As well, He will be able to choose the hours he would like to work and open his bait shop that will adjust to his studying periods, I however think, for a student starting his own small business can be very expensive at start. It can vary from $100 to even $1000. Especially, when he needs to study and manage the accounting in his business. Therefore, my solution to this situation is that Joseph LeBlanc should continue being the boss of himself in his business, but making sure he has a perfect timetable that can be flexible enough to give him time to study for school and manage his business.
Organization is the key ingredient to be successful in this business in this case. Case 4: Darcy Becker, Ellen Sweet, and Meg Dwyer recently graduated with marketing degrees. Friends since childhood, they have decided to start a consulting business that focuses on marketing sporting goods over the Internet. For this case, I think the type of business here is partnership. Darcy Becker, Ellen Sweet, and Meg Dwyer are all graduates with a marketing degree, which give them an advantage of for supporting and managing their business.

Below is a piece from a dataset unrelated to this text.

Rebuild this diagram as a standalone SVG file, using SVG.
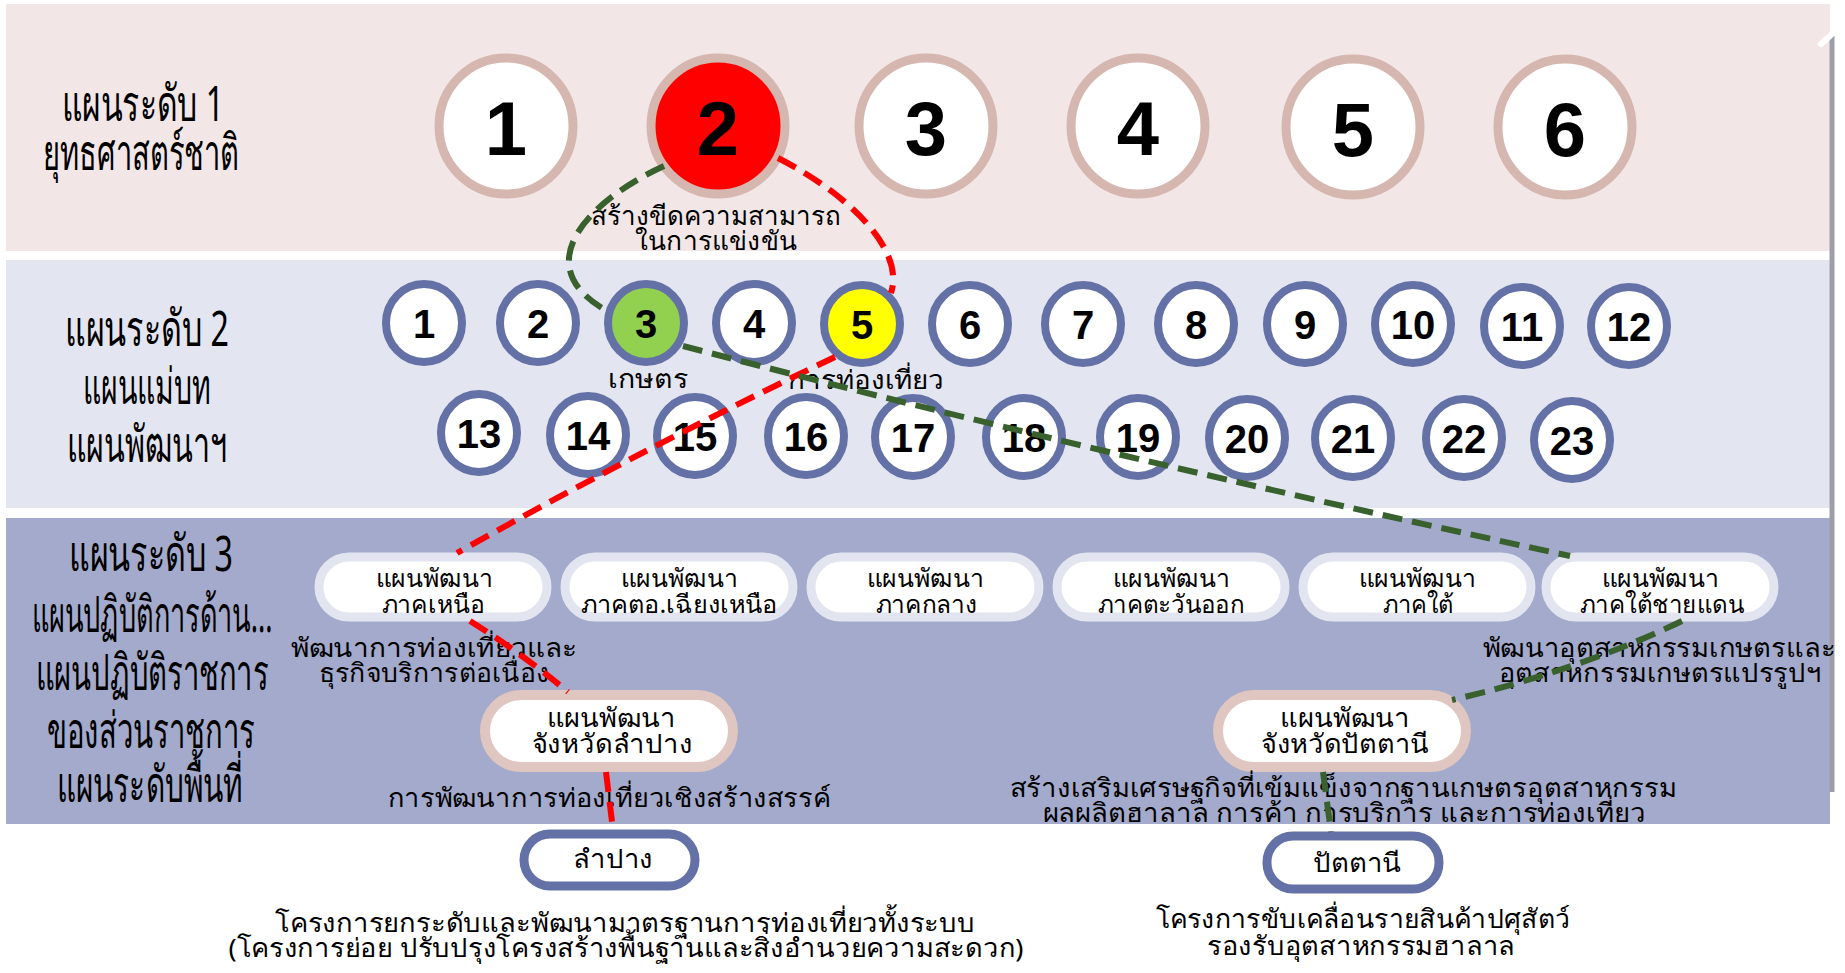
<svg xmlns="http://www.w3.org/2000/svg" width="1845" height="973" viewBox="0 0 1845 973">
<style>
.hdr{font-family:"Noto Sans","DejaVu Sans",sans-serif;font-size:50px;fill:#000;text-anchor:middle}
.th{font-family:"Noto Sans","DejaVu Sans",sans-serif;font-size:26px;fill:#000;text-anchor:middle}
.thp{font-family:"Noto Sans","DejaVu Sans",sans-serif;font-size:25px;fill:#000;text-anchor:middle}
.n1{font-family:"Liberation Sans",Arial,sans-serif;font-weight:bold;font-size:76px;fill:#000;text-anchor:middle;dominant-baseline:central}
.n2{font-family:"Liberation Sans",Arial,sans-serif;font-weight:bold;font-size:40px;fill:#000;text-anchor:middle;dominant-baseline:central}
.c1{fill:#fff;stroke:#d6b7b0;stroke-width:9}
.c2{fill:#fff;stroke:#6471a6;stroke-width:8}
.p3{fill:#fff;stroke:#e2e5f0;stroke-width:9}
.pp{fill:#fff;stroke:#dfc6c0;stroke-width:10}
.pb{fill:#fff;stroke:#6471a6;stroke-width:9}
.red{fill:none;stroke:#ff0000;stroke-width:6;stroke-dasharray:20 10}
.grn{fill:none;stroke:#38612e;stroke-width:6;stroke-dasharray:20 10}
</style>
<rect x="0" y="0" width="1845" height="973" fill="#fff"/>
<g id="bands">
<rect x="6" y="4" width="1824" height="247" fill="#f2e7e6"/>
<rect x="6" y="260" width="1824" height="248" fill="#e3e6f0"/>
<rect x="6" y="518" width="1824" height="306" fill="#a3aacb"/>
<line x1="1832" y1="36" x2="1832" y2="792" stroke="#9d9da8" stroke-width="5"/>
<line x1="1821" y1="44" x2="1843" y2="24" stroke="#fff" stroke-width="6" stroke-linecap="round"/>
<circle cx="1843" cy="793" r="8" fill="#fff"/>
</g>
<g id="level-labels">
<text class="hdr" x="143" y="121" textLength="162" lengthAdjust="spacingAndGlyphs">แผนระดับ 1</text>
<text class="hdr" x="141" y="170" textLength="196" lengthAdjust="spacingAndGlyphs">ยุทธศาสตร์ชาติ</text>
<text class="hdr" x="147" y="346" textLength="164" lengthAdjust="spacingAndGlyphs">แผนระดับ 2</text>
<text class="hdr" x="147" y="404" textLength="128" lengthAdjust="spacingAndGlyphs">แผนแม่บท</text>
<text class="hdr" x="147" y="462" textLength="160" lengthAdjust="spacingAndGlyphs">แผนพัฒนาฯ</text>
<text class="hdr" x="151" y="571" textLength="164" lengthAdjust="spacingAndGlyphs">แผนระดับ 3</text>
<text class="hdr" x="152" y="632" textLength="241" lengthAdjust="spacingAndGlyphs">แผนปฏิบัติการด้าน...</text>
<text class="hdr" x="152" y="690" textLength="233" lengthAdjust="spacingAndGlyphs">แผนปฏิบัติราชการ</text>
<text class="hdr" x="151" y="748" textLength="208" lengthAdjust="spacingAndGlyphs">ของส่วนราชการ</text>
<text class="hdr" x="150" y="802" textLength="186" lengthAdjust="spacingAndGlyphs">แผนระดับพื้นที่</text>
</g>
<g id="L1-1"><ellipse class="c1" cx="506" cy="126" rx="67" ry="68"/><text class="n1" x="506" y="128">1</text></g>
<g id="L1-2"><ellipse class="c1" cx="718" cy="126" rx="67" ry="68" style="fill:#ff0000"/><text class="n1" x="718" y="128">2</text>
<text class="th" x="716" y="225" textLength="250" lengthAdjust="spacingAndGlyphs">สร้างขีดความสามารถ</text>
<text class="th" x="716" y="250" textLength="162" lengthAdjust="spacingAndGlyphs">ในการแข่งขัน</text></g>
<g id="L1-3"><ellipse class="c1" cx="926" cy="126" rx="67" ry="68"/><text class="n1" x="926" y="128">3</text></g>
<g id="L1-4"><ellipse class="c1" cx="1138" cy="126" rx="67" ry="68"/><text class="n1" x="1138" y="128">4</text></g>
<g id="L1-5"><ellipse class="c1" cx="1353" cy="127" rx="67" ry="68"/><text class="n1" x="1353" y="129">5</text></g>
<g id="L1-6"><ellipse class="c1" cx="1565" cy="127" rx="67" ry="68"/><text class="n1" x="1565" y="129">6</text></g>

<g id="L2-1"><ellipse class="c2" cx="424" cy="323" rx="38" ry="39"/><text class="n2" x="424" y="324">1</text></g>
<g id="L2-2"><ellipse class="c2" cx="538" cy="323" rx="38" ry="39"/><text class="n2" x="538" y="324">2</text></g>
<g id="L2-3"><ellipse class="c2" cx="646" cy="323" rx="38" ry="39" style="fill:#92d050"/><text class="n2" x="646" y="324">3</text>
<text class="th" x="648" y="388" textLength="80" lengthAdjust="spacingAndGlyphs">เกษตร</text></g>
<g id="L2-4"><ellipse class="c2" cx="754" cy="323" rx="38" ry="39"/><text class="n2" x="754" y="324">4</text></g>
<g id="L2-5"><ellipse class="c2" cx="862" cy="324" rx="38" ry="39" style="fill:#ffff00"/><text class="n2" x="862" y="325">5</text>
<text class="th" x="866" y="389" textLength="157" lengthAdjust="spacingAndGlyphs">การท่องเที่ยว</text></g>
<g id="L2-6"><ellipse class="c2" cx="970" cy="324" rx="38" ry="39"/><text class="n2" x="970" y="325">6</text></g>
<g id="L2-7"><ellipse class="c2" cx="1083" cy="324" rx="38" ry="39"/><text class="n2" x="1083" y="325">7</text></g>
<g id="L2-8"><ellipse class="c2" cx="1196" cy="324" rx="38" ry="39"/><text class="n2" x="1196" y="325">8</text></g>
<g id="L2-9"><ellipse class="c2" cx="1305" cy="324" rx="38" ry="39"/><text class="n2" x="1305" y="325">9</text></g>
<g id="L2-10"><ellipse class="c2" cx="1413" cy="324" rx="38" ry="39"/><text class="n2" x="1413" y="325">10</text></g>
<g id="L2-11"><ellipse class="c2" cx="1522" cy="326" rx="38" ry="39"/><text class="n2" x="1522" y="327">11</text></g>
<g id="L2-12"><ellipse class="c2" cx="1629" cy="326" rx="38" ry="39"/><text class="n2" x="1629" y="327">12</text></g>
<g id="L2-13"><ellipse class="c2" cx="479" cy="433" rx="38" ry="39"/><text class="n2" x="479" y="434">13</text></g>
<g id="L2-14"><ellipse class="c2" cx="588" cy="435" rx="38" ry="39"/><text class="n2" x="588" y="436">14</text></g>
<g id="L2-15"><ellipse class="c2" cx="695" cy="436" rx="38" ry="39"/><text class="n2" x="695" y="437">15</text></g>
<g id="L2-16"><ellipse class="c2" cx="806" cy="436" rx="38" ry="39"/><text class="n2" x="806" y="437">16</text></g>
<g id="L2-17"><ellipse class="c2" cx="913" cy="437" rx="38" ry="39"/><text class="n2" x="913" y="438">17</text></g>
<g id="L2-18"><ellipse class="c2" cx="1024" cy="437" rx="38" ry="39"/><text class="n2" x="1024" y="438">18</text></g>
<g id="L2-19"><ellipse class="c2" cx="1138" cy="437" rx="38" ry="39"/><text class="n2" x="1138" y="438">19</text></g>
<g id="L2-20"><ellipse class="c2" cx="1247" cy="438" rx="38" ry="39"/><text class="n2" x="1247" y="439">20</text></g>
<g id="L2-21"><ellipse class="c2" cx="1353" cy="438" rx="38" ry="39"/><text class="n2" x="1353" y="439">21</text></g>
<g id="L2-22"><ellipse class="c2" cx="1464" cy="438" rx="38" ry="39"/><text class="n2" x="1464" y="439">22</text></g>
<g id="L2-23"><ellipse class="c2" cx="1572" cy="440" rx="38" ry="39"/><text class="n2" x="1572" y="441">23</text></g>

<g id="L3-north"><rect class="p3" x="319" y="557" width="228" height="60" rx="30"/>
<text class="thp" x="434" y="587" textLength="117" lengthAdjust="spacingAndGlyphs">แผนพัฒนา</text>
<text class="thp" x="433" y="613" textLength="103" lengthAdjust="spacingAndGlyphs">ภาคเหนือ</text>
<text class="th" x="434" y="657" textLength="287" lengthAdjust="spacingAndGlyphs">พัฒนาการท่องเที่ยวและ</text>
<text class="th" x="434" y="682" textLength="231" lengthAdjust="spacingAndGlyphs">ธุรกิจบริการต่อเนื่อง</text></g>
<g id="L3-northeast"><rect class="p3" x="565" y="557" width="228" height="60" rx="30"/>
<text class="thp" x="679" y="587" textLength="117" lengthAdjust="spacingAndGlyphs">แผนพัฒนา</text>
<text class="thp" x="679" y="613" textLength="197" lengthAdjust="spacingAndGlyphs">ภาคตอ.เฉียงเหนือ</text></g>
<g id="L3-central"><rect class="p3" x="811" y="557" width="228" height="60" rx="30"/>
<text class="thp" x="925" y="587" textLength="117" lengthAdjust="spacingAndGlyphs">แผนพัฒนา</text>
<text class="thp" x="926" y="613" textLength="101" lengthAdjust="spacingAndGlyphs">ภาคกลาง</text></g>
<g id="L3-east"><rect class="p3" x="1057" y="557" width="228" height="60" rx="30"/>
<text class="thp" x="1171" y="587" textLength="117" lengthAdjust="spacingAndGlyphs">แผนพัฒนา</text>
<text class="thp" x="1171" y="613" textLength="147" lengthAdjust="spacingAndGlyphs">ภาคตะวันออก</text></g>
<g id="L3-south"><rect class="p3" x="1303" y="557" width="228" height="60" rx="30"/>
<text class="thp" x="1417" y="587" textLength="117" lengthAdjust="spacingAndGlyphs">แผนพัฒนา</text>
<text class="thp" x="1418" y="613" textLength="71" lengthAdjust="spacingAndGlyphs">ภาคใต้</text></g>
<g id="L3-southborder"><rect class="p3" x="1546" y="557" width="228" height="60" rx="30"/>
<text class="thp" x="1660" y="587" textLength="117" lengthAdjust="spacingAndGlyphs">แผนพัฒนา</text>
<text class="thp" x="1662" y="613" textLength="164" lengthAdjust="spacingAndGlyphs">ภาคใต้ชายแดน</text>
<text class="th" x="1659" y="657" textLength="353" lengthAdjust="spacingAndGlyphs">พัฒนาอุตสาหกรรมเกษตรและ</text>
<text class="th" x="1660" y="682" textLength="323" lengthAdjust="spacingAndGlyphs">อุตสาหกรรมเกษตรแปรรูปฯ</text></g>

<g id="P-lampang"><rect class="pp" x="485" y="695" width="248" height="72" rx="36"/>
<text class="th" x="611" y="727" textLength="129" lengthAdjust="spacingAndGlyphs">แผนพัฒนา</text>
<text class="th" x="612" y="753" textLength="161" lengthAdjust="spacingAndGlyphs">จังหวัดลำปาง</text>
<text class="th" x="609" y="807" textLength="443" lengthAdjust="spacingAndGlyphs">การพัฒนาการท่องเที่ยวเชิงสร้างสรรค์</text></g>
<g id="P-pattani"><rect class="pp" x="1218" y="695" width="248" height="72" rx="36"/>
<text class="th" x="1345" y="727" textLength="130" lengthAdjust="spacingAndGlyphs">แผนพัฒนา</text>
<text class="th" x="1345" y="753" textLength="168" lengthAdjust="spacingAndGlyphs">จังหวัดปัตตานี</text>
<text class="th" x="1343" y="797" textLength="667" lengthAdjust="spacingAndGlyphs">สร้างเสริมเศรษฐกิจที่เข้มแข็งจากฐานเกษตรอุตสาหกรรม</text>
<text class="th" x="1344" y="822" textLength="603" lengthAdjust="spacingAndGlyphs">ผลผลิตฮาลาล การค้า การบริการ และการท่องเที่ยว</text></g>

<g id="B-lampang"><rect class="pb" x="524" y="834" width="171" height="52" rx="26"/>
<text class="th" x="613" y="868" textLength="80" lengthAdjust="spacingAndGlyphs">ลำปาง</text>
<text class="th" x="625" y="932" textLength="700" lengthAdjust="spacingAndGlyphs">โครงการยกระดับและพัฒนามาตรฐานการท่องเที่ยวทั้งระบบ</text>
<text class="th" x="626" y="957" textLength="795" lengthAdjust="spacingAndGlyphs">(โครงการย่อย ปรับปรุงโครงสร้างพื้นฐานและสิ่งอำนวยความสะดวก)</text></g>
<g id="B-pattani"><rect class="pb" x="1267" y="836" width="172" height="53" rx="26"/>
<text class="th" x="1357" y="872" textLength="89" lengthAdjust="spacingAndGlyphs">ปัตตานี</text>
<text class="th" x="1363" y="928" textLength="415" lengthAdjust="spacingAndGlyphs">โครงการขับเคลื่อนรายสินค้าปศุสัตว์</text>
<text class="th" x="1361" y="955" textLength="308" lengthAdjust="spacingAndGlyphs">รองรับอุตสาหกรรมฮาลาล</text></g>

<g id="connectors">
<path class="red" d="M 778 158 C 850 195, 905 250, 891 293"/>
<path class="red" d="M 835 357 Q 650 445 457 553"/>
<path class="red" d="M 470 621 Q 520 652 568 692"/>
<path class="red" d="M 606 772 L 613 830"/>
<path class="grn" d="M 664 166 C 590 200, 525 265, 607 311"/>
<path class="grn" d="M 683 346 Q 1100 455 1570 556"/>
<path class="grn" d="M 1682 621 Q 1580 670 1452 700"/>
<path class="grn" d="M 1323 772 L 1331 832"/>
</g>
</svg>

Partnership will benefit all three of them individually. When important decisions to are needed, all three graduates has each other to decide and discuss the decision with, as well as, all three graduates will have less work load which gives them time to find a proper business that does not interfere with the internet. Therefore, the responsibility will be shared amongst all three graduates, especially when the starting price of the business is not as expensive to start compared to sole proprietorship.
However, this business is an unlimited liability business, which means that all three graduates will lose everything in addition to their investment; anything that is of their property, not under their parents’ names. Therefore, to minimize this disadvantage of this type of business, I recommend the three graduates to open a separate account for their business and making sure that when they give in their personal information to open their business, they will not lose everything they own but only what they have given in to open their business. Organization and being responsible is the key ingredient in this case study.